While indigeneity is arguably more strategic than ethnicity in protecting the rights of traditional African religions, the indigenous rights option as a tool for social and political mobilization turns out to be a less viable alternative. In the view of Dorothy Hodgson, the criteria in Africa for deciding who is indigenous are far “murkier” than those used to identify first peoples of the Americas. A la Cultural Survival, indigeneity tends to be used to refer to those with distinctive lifestyles, such as pastoralists and hunter-gatherers. In contrast, others would claim that all Africans are indigenous.

Moreover, Ronald Niezen’s trenchant discussion of the ambiguity and paradoxes surrounding the concept of “indigenous religion” leaves us in no doubt about the effects of human rights activism and public and popular mediations of human difference in a globalizing era (see also Rights and the Politics of Recognition in Africa).
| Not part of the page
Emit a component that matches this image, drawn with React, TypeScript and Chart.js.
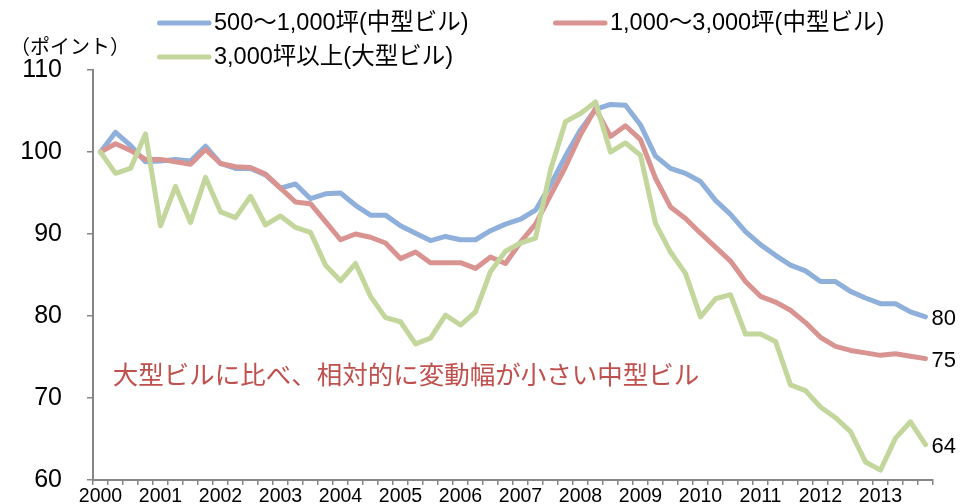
import { useEffect, useRef } from 'react';
import { Chart, registerables } from 'chart.js';

Chart.register(...registerables);

// Office rent index by building size (2000 Q1 = 100), quarterly
const years = ['2000', '2001', '2002', '2003', '2004', '2005', '2006', '2007', '2008', '2009', '2010', '2011', '2012', '2013'];
const quarters = years.flatMap((y) => ['Q1', 'Q2', 'Q3', 'Q4'].map((q) => `${y} ${q}`));

const seriesNames = ['500〜1,000坪(中型ビル)', '1,000〜3,000坪(中型ビル)', '3,000坪以上(大型ビル)'];

const mid500to1000 = [
  100.0, 102.4, 100.8, 98.8, 98.9, 99.1, 98.9, 100.7, 98.6, 98.0, 98.0, 97.2, 95.6, 96.1,
  94.3, 94.9, 95.0, 93.5, 92.3, 92.3, 91.0, 90.1, 89.2, 89.7, 89.3, 89.3, 90.4, 91.2,
  91.8, 92.9, 96.0, 99.5, 102.7, 105.2, 105.8, 105.7, 103.3, 99.5, 98.0, 97.4, 96.4, 94.1,
  92.4, 90.3, 88.7, 87.4, 86.2, 85.5, 84.2, 84.2, 83.0, 82.2, 81.5, 81.5, 80.5, 79.9,
];

const mid1000to3000 = [
  100.0, 101.0, 100.2, 99.1, 99.1, 98.8, 98.5, 100.3, 98.6, 98.2, 98.1, 97.3, 95.6, 93.9,
  93.7, 91.5, 89.3, 90.0, 89.6, 88.9, 87.0, 87.8, 86.5, 86.5, 86.5, 85.8, 87.2, 86.4,
  89.0, 91.2, 94.7, 98.2, 102.1, 105.3, 101.9, 103.2, 101.5, 96.8, 93.3, 91.9, 90.1, 88.4,
  86.7, 84.2, 82.4, 81.7, 80.7, 79.2, 77.4, 76.3, 75.8, 75.5, 75.2, 75.4, 75.1, 74.8,
];

const largeOver3000 = [
  100.0, 97.4, 98.0, 102.2, 91.0, 95.8, 91.4, 96.9, 92.7, 92.0, 94.6, 91.1, 92.2, 90.8,
  90.2, 86.2, 84.3, 86.4, 82.4, 79.8, 79.3, 76.6, 77.3, 80.1, 78.9, 80.5, 85.4, 87.9,
  88.9, 89.5, 97.8, 103.7, 104.7, 106.1, 100.0, 101.1, 99.6, 91.3, 87.8, 85.2, 79.9, 82.1,
  82.6, 77.8, 77.8, 76.9, 71.6, 70.9, 68.9, 67.6, 65.9, 62.2, 61.2, 65.1, 67.1, 64.3,
];

const yTicks = [60, 70, 80, 90, 100, 110];
const unitLabel = '（ポイント）';
const note = '大型ビルに比べ、相対的に変動幅が小さい中型ビル';

const colors = ['#8FB0DA', '#D99492', '#C3D69B'];
const FONT = "'Liberation Sans', 'Noto Sans CJK JP', sans-serif";

const overlayPlugin = {
  id: 'overlayText',
  afterDraw(chart: any) {
    const { ctx } = chart;
    const xs = chart.scales.x;
    const ys = chart.scales.y;
    ctx.save();

    // unit label
    ctx.fillStyle = '#000';
    ctx.font = `20px ${FONT}`;
    ctx.textAlign = 'center';
    ctx.textBaseline = 'middle';
    ctx.fillText(unitLabel, 70, 48);

    // legend: two columns, two rows
    const legendItems = [
      { name: seriesNames[0], color: colors[0], x: 157, y: 23 },
      { name: seriesNames[1], color: colors[1], x: 553, y: 23 },
      { name: seriesNames[2], color: colors[2], x: 157, y: 57 },
    ];
    legendItems.forEach((it) => {
      ctx.strokeStyle = it.color;
      ctx.lineWidth = 5;
      ctx.lineCap = 'round';
      ctx.beginPath();
      ctx.moveTo(it.x + 2.5, it.y);
      ctx.lineTo(it.x + 52, it.y);
      ctx.stroke();
      ctx.fillStyle = '#000';
      ctx.font = `23.5px ${FONT}`;
      ctx.textAlign = 'left';
      ctx.textBaseline = 'middle';
      ctx.fillText(it.name, it.x + 57, it.y + 1);
    });

    // end-of-series value labels
    const last = quarters.length - 1;
    [mid500to1000, mid1000to3000, largeOver3000].forEach((arr) => {
      const v = arr[last];
      ctx.fillStyle = '#000';
      ctx.font = `22px ${FONT}`;
      ctx.textAlign = 'left';
      ctx.textBaseline = 'middle';
      ctx.fillText(String(Math.round(v)), xs.getPixelForValue(last) + 6, ys.getPixelForValue(v) + 2);
    });

    // note
    ctx.fillStyle = '#C0504D';
    ctx.font = `25.5px ${FONT}`;
    ctx.textAlign = 'center';
    ctx.textBaseline = 'middle';
    ctx.fillText(note, 406, 377);

    ctx.restore();
  },
};

export default function App() {
  const canvasRef = useRef<HTMLCanvasElement | null>(null);

  useEffect(() => {
    const canvas = canvasRef.current;
    if (!canvas) return;
    const mk = (label: string, data: number[], color: string, order: number) => ({
      label,
      data,
      borderColor: color,
      backgroundColor: color,
      borderWidth: 5,
      borderJoinStyle: 'round' as const,
      borderCapStyle: 'round' as const,
      pointRadius: 0,
      tension: 0,
      fill: false,
      order,
    });
    const chart = new Chart(canvas, {
      type: 'line',
      data: {
        labels: quarters,
        datasets: [
          mk(seriesNames[0], mid500to1000, colors[0], 2),
          mk(seriesNames[1], mid1000to3000, colors[1], 1),
          mk(seriesNames[2], largeOver3000, colors[2], 0),
        ],
      },
      options: {
        animation: false,
        responsive: false,
        maintainAspectRatio: false,
        layout: { padding: { left: 0, top: 70, right: 29, bottom: 0 } },
        plugins: { legend: { display: false }, tooltip: { enabled: false } },
        scales: {
          x: {
            type: 'category',
            offset: true,
            grid: {
              offset: true,
              drawOnChartArea: false,
              drawTicks: true,
              tickLength: 5,
              color: '#868686',
              lineWidth: 1.5,
            },
            border: { color: '#868686', width: 2 },
            ticks: {
              autoSkip: false,
              maxRotation: 0,
              minRotation: 0,
              padding: 0,
              color: '#000',
              font: { family: FONT, size: 19.5 },
              callback: (_v: any, i: number) => (i % 4 === 0 ? years[i / 4] : ''),
            },
            afterFit: (s: any) => {
              s.height = 24;
              s.paddingLeft = 0;
              s.paddingRight = 0;
            },
          },
          y: {
            min: 60,
            max: 110,
            afterBuildTicks: (s: any) => {
              s.ticks = yTicks.map((v) => ({ value: v }));
            },
            grid: {
              drawOnChartArea: false,
              drawTicks: true,
              tickLength: 6,
              color: '#868686',
              lineWidth: 1.5,
            },
            border: { color: '#868686', width: 2 },
            ticks: {
              padding: 25,
              color: '#000',
              font: { family: FONT, size: 25 },
            },
            afterFit: (s: any) => {
              s.width = 93;
              s.paddingTop = 0;
              s.paddingBottom = 0;
            },
          },
        },
      },
      plugins: [overlayPlugin],
    });
    return () => chart.destroy();
  }, []);

  return (
    <div style={{ position: 'fixed', left: 0, top: 0, width: 962, height: 504, background: '#fff' }}>
      <canvas ref={canvasRef} width={962} height={504} style={{ display: 'block' }} />
    </div>
  );
}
Recent moves to grant institutional, protective space to indigenous expressions of “spirituality” not only essentialize and objectify traditional forms of belief and practice but also translate and recast them to appeal to cultural outsiders who formally or informally adjudge these rights claims.

Despite the undermining of African states by neoliberal policies and unreliable governance, the national level remains strategic for thrashing out respect for what du Plessis terms a “jurisprudence of difference.” The interpretation of the relationship between religion and culture is currently more consequential for traditional African religions than individualized notions of religious freedom in relation to a secular state. That notwithstanding, the local and global debates over what counts as “African,” “traditional,” “indigenous,” “religious,” and “freedom” are all grist for the religious freedom analytical mill.